The United States is a nation rich in diversity. There is no “taking over” of the country because diversity is the country. We are brown, Black and white. We are Asian American, Native American, Jewish, Christian, Muslim and nonbelievers. We are men and women, LGBTQ and straight, liberal and conservative. This nation belongs to all, not simply viewers who worship at the altar of Fox News.
Beyond this, who knows how future Americans may vote. Why should Patrick and company cede any voter? Rather than fear a “takeover,” why shouldn’t Republicans such as Patrick make a case to new voters based on ideas, principles and policies?
The future is unwritten. (But, oh, how I wish I could write a brighter one for Texas and our nation.)
The striking backdrop to Patrick’s comments is how they were made at a time when Texas is the leading example of demographic change, with census data showing
there were approximately 4 million new Texans last decade.
About 3.8 million of these new Texans were minorities: mostly Latinos, Blacks and Asian Americans. In short order, Latinos will be the largest racial demographic in the state.
Naturally, this demographic change won’t be reflected in new congressional maps. Instead, the voting power of minorities, at least those who often vote Democratic, will be diluted. Look no further than the proposed new map for Senate District 24, clearly redrawn to serve our very own former state Sen. Pete Flores, an affable Patrick acolyte who lost his District 19 seat in 2020 and now plans to — voila! — run again.
Texas has a long history of stifling minority voters and distorting representation.
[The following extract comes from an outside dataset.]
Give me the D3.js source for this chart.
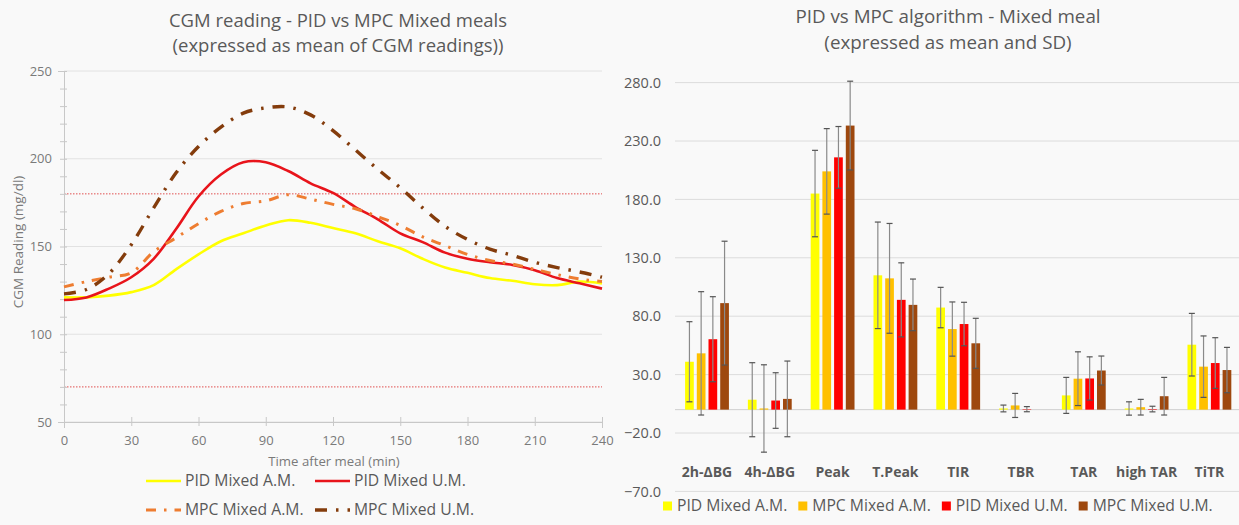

Now it can do so without the guardrail of federal preclearance, thanks to the U.S. Supreme Court’s evisceration of the Voting Rights Act in 2013. And let’s also not forget a 2019 ruling that partisan gerrymandering is a political question, which, as Chief Justice John Roberts said, is “beyond the reach of federal courts.”
All of this is to say gerrymandering is how Patrick and those he inspires fight demographic change “without firing a shot.”